Who are the best fighters to watch to understand certain boxing rules or techniques? Finito Lopez is of course one of the first to spring to mind. Miguel Cotto had a very well-rounded style, as did Gennadiy Golovkin, both had a very solid understanding of good fundamentals and punch technique. I've watched a lot of Canelo fights recently and I've tried to pick up on some of the things he does in terms of how sets up his shots and the way he throws the lean-back right uppercut as well as his feint straight right to set up the left uppercut trick. He has a lot of crafty tricks like that which I've noticed and tried to incorporate into my own, I'm looking for a couple other fighters to study to pick things up.
Joe Louis and Alexis Arguello are like textbooks of proper technique. Louis is really good to watch for several reasons and he is a heavyweight and heavies move slower; couple that with his deliberate way of doing things and you can really see where hie weight is and how it moves and flows. Understanding that is the key to being an effective puncher, especially in combination. Jose Napoles is great to watch to learn how your defense and offense should be melded together, how they are the same thing. If you watch, Jose rarely blocks punches. Rather, he uses his feet and he slips punches. If you want to learn how to feint, watch Buddy McGirt. He feinted with every part of his body. It depend on what you are trying to learn.
@Dorrian_Grey I’ll add Emile Griffith to this list he was textbook fighter, loads of experience, took his time you can see how he developed a plan over the course of 15 rounds many times against very good fighters. Tons of film too, Wasn’t overly powerful was about average in size and fought on till his gifts diminished so he had to fully realise his smarts to get on. I think when you study a fighter it should be one you can’t learn mistakes from till you can recognise them, you won’t learn anything bad from Griffith, Louis, McGirt, Arguello.
Some of the perfect balance and delivery in his punches from Joe Louis, the old film footage, still to this day compares and beats often most heavyweights in today's times, was so well schooled.
I'm trying to work on my defence, counter-punching, and feint-game in particular. I've watched some Bernard Hopkins and Andre Ward recently and they've been pretty illuminating in the above regards.

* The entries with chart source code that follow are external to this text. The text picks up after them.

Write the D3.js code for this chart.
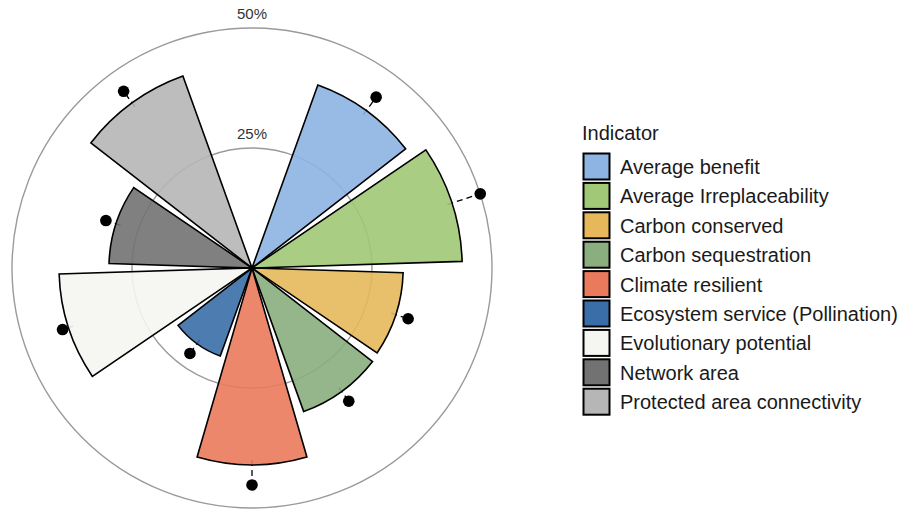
<!DOCTYPE html>
<html>
<head>
<meta charset="utf-8">
<script src="https://cdn.jsdelivr.net/npm/d3@7"></script>
<style>
  body { margin: 0; background: #fff; }
  text { font-family: "Liberation Sans", Arial, sans-serif; }
</style>
</head>
<body>
<svg id="chart"></svg>
<script>
// indicator names, values (share) and upper whisker values
const indicators = ["Average benefit", "Average Irreplaceability", "Carbon conserved",
    "Carbon sequestration", "Climate resilient", "Ecosystem service (Pollination)",
    "Evolutionary potential", "Network area", "Protected area connectivity"]
const values = [0.405, 0.438, 0.315, 0.318, 0.41, 0.195, 0.402, 0.298, 0.425]
const uppers = [0.44, 0.50, 0.342, 0.343, 0.452, 0.22, 0.415, 0.32, 0.455]
const colors = ["#8db4e2", "#a1c877", "#e6b85b", "#8aae7d", "#ea7a5c",
    "#3a6ea8", "#f5f6f1", "#727272", "#b6b6b6"]
const gridTicks = [0.25, 0.5]

const width = 906, height = 512
const cx = 252, cy = 268

const svg = d3.select("#chart")
    .attr("width", width)
    .attr("height", height)

// radius scale: linear in value
const rScale = d3.scaleLinear().domain([0, 0.5]).range([0, 240])

// angular band scale: 10 slots, first slot (top) left empty
const aScale = d3.scaleBand()
    .domain(["", ...indicators])
    .range([-Math.PI / 10, 2 * Math.PI - Math.PI / 10])
    .paddingInner(0.1)
    .paddingOuter(0.05)

const mid = d => aScale(d) + aScale.bandwidth() / 2

const g = svg.append("g").attr("transform", `translate(${cx},${cy})`)

// grid circles
g.append("g").selectAll("circle")
    .data(gridTicks)
    .enter().append("circle")
    .attr("r", d => rScale(d))
    .style("fill", "none")
    .style("stroke", "#9a9a9a")
    .style("stroke-width", 1.4)

// error segments (drawn under bars)
g.append("g").selectAll("line")
    .data(indicators)
    .enter().append("line")
    .attr("x1", (d, i) => rScale(values[i] - 0.01) * Math.sin(mid(d)))
    .attr("y1", (d, i) => -rScale(values[i] - 0.01) * Math.cos(mid(d)))
    .attr("x2", (d, i) => rScale(uppers[i]) * Math.sin(mid(d)))
    .attr("y2", (d, i) => -rScale(uppers[i]) * Math.cos(mid(d)))
    .style("stroke", "#000")
    .style("stroke-width", 1.3)
    .style("stroke-dasharray", "6,4")

// bars
const arc = d3.arc()
    .innerRadius(0)
    .outerRadius((d, i) => rScale(values[i]))
    .startAngle(d => aScale(d))
    .endAngle(d => aScale(d) + aScale.bandwidth())

g.append("g").selectAll("path")
    .data(indicators)
    .enter().append("path")
    .attr("d", (d, i) => arc(d, i))
    .style("fill", (d, i) => colors[i])
    .style("fill-opacity", 0.9)
    .style("stroke", "#000")
    .style("stroke-width", 1.6)
    .style("stroke-linejoin", "miter")

// points at upper end
g.append("g").selectAll("circle")
    .data(indicators)
    .enter().append("circle")
    .attr("cx", (d, i) => rScale(uppers[i]) * Math.sin(mid(d)))
    .attr("cy", (d, i) => -rScale(uppers[i]) * Math.cos(mid(d)))
    .attr("r", 5.8)
    .style("fill", "#000")

// radial tick labels
g.append("g").selectAll("text")
    .data(gridTicks)
    .enter().append("text")
    .attr("x", 0)
    .attr("y", d => -rScale(d) - 9)
    .attr("text-anchor", "middle")
    .style("font-size", "15px")
    .style("fill", "#333")
    .text(d => d3.format(".0%")(d))

// legend
const legend = svg.append("g").attr("transform", "translate(582,0)")

legend.append("text")
    .attr("x", 0)
    .attr("y", 140)
    .style("font-size", "20px")
    .style("fill", "#1a1a1a")
    .text("Indicator")

const rowY = d3.scalePoint().domain(indicators).range([166.5, 401.7])

legend.selectAll("rect")
    .data(indicators)
    .enter().append("rect")
    .attr("x", 1.5)
    .attr("y", d => rowY(d) - 13)
    .attr("width", 26)
    .attr("height", 26)
    .style("fill", (d, i) => colors[i])
    .style("stroke", "#000")
    .style("stroke-width", 2)

legend.selectAll("text.lab")
    .data(indicators)
    .enter().append("text")
    .attr("class", "lab")
    .attr("x", 38)
    .attr("y", d => rowY(d) + 7.5)
    .style("font-size", "20px")
    .style("fill", "#1a1a1a")
    .text(d => d)
</script>
</body>
</html>
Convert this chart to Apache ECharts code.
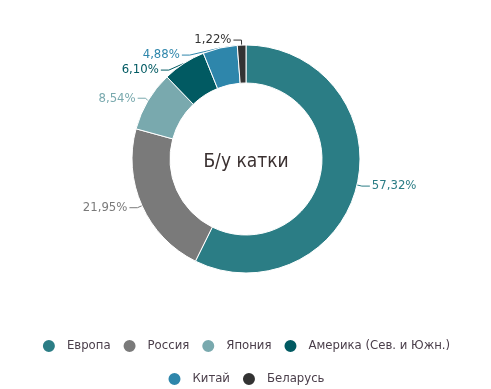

In that case, you wanna practice the slip, slide, roll and counter as taught by the late, great George Benton and perfected by fighters such as James Toney, Mike McCallum, Hopkins, Qawi. They mastered the art of sliding to the inside of an opponent's punch and countering with their own same punch. A hook for a hook. A right for a right. Occasionally, they would switch up and do the more risky catch and shoot, countering with the same hand they used for the block, but primarily, it was the way more economical slip, slide and roll.
You should probably look at some Roberto Duran, too. Skip ahead to some of his fights in the latter half of his career when he’s heavier and thus slower and more deliberate. Even some where he went several rounds with journeymen/opponent types in his USA Network appearances toward the twilight of his career will show you some very good examples of defense, feinting and countering.
Some great calls above. Also depends on if you are modelling a style on your own stance, orthodox, southpaw or if you can switch hit. Ronald Winky Wright, great fighter to study not mentioned used to set traps and very good judge of countering any mistake.
I get what you’re going for - but watching all and taking inspiration from and exploring different things from different fighters is the most beneficial thing for you. Outside of that, all the guys mentioned above are great shouts. I’m not a fan of recommending guys like Hopkins and Ward - they are effective and great fighters, but could be essentially ATG level spoilers that fought like old men.. and I get the benefit and appeal of that, but honestly not everyone has the mental abilities to pull that off (even if it “seems” like a safe way to fight) and even if you did…would you want to? As far as additions to what’s already been put forth, I’ll throw in: Evander Holyfield (one of the best inside fighters ever, and honestly was good at everything at every range, and had great fundamentals) Terence Crawford: Again, the guy is good at everything and fundamentals are top flight. Marvin Hagler.
Evander Holyfield with respect is not close to one of the best inside fighters… there are guys like Duran, Napoles, Toney… I could name a lot of guys if I took 5-10min.
I know he’s not known for it, but he was great on the inside - even against much bigger men! With that said, I totally agree with you - especially the names you mentioned. But I also think their styles would all be much harder for an inexperienced person to play with (unless they had natural abilities that were similar). Of course, in fighting AT ALL is hard to play with for the inexperienced.
Yes! all the places you learn from came from a guy trying to hit and not get hit, if he was successful look for why… he spent a long time getting it right, they may just be onto something some greats didn’t notice for instance speaking of Ezzard Charles he’s one of the greatest boxers ever and yet you’ll never learn to fight going right from him but that doesn’t depreciate the value of circling right as Schemling taught us against Louis.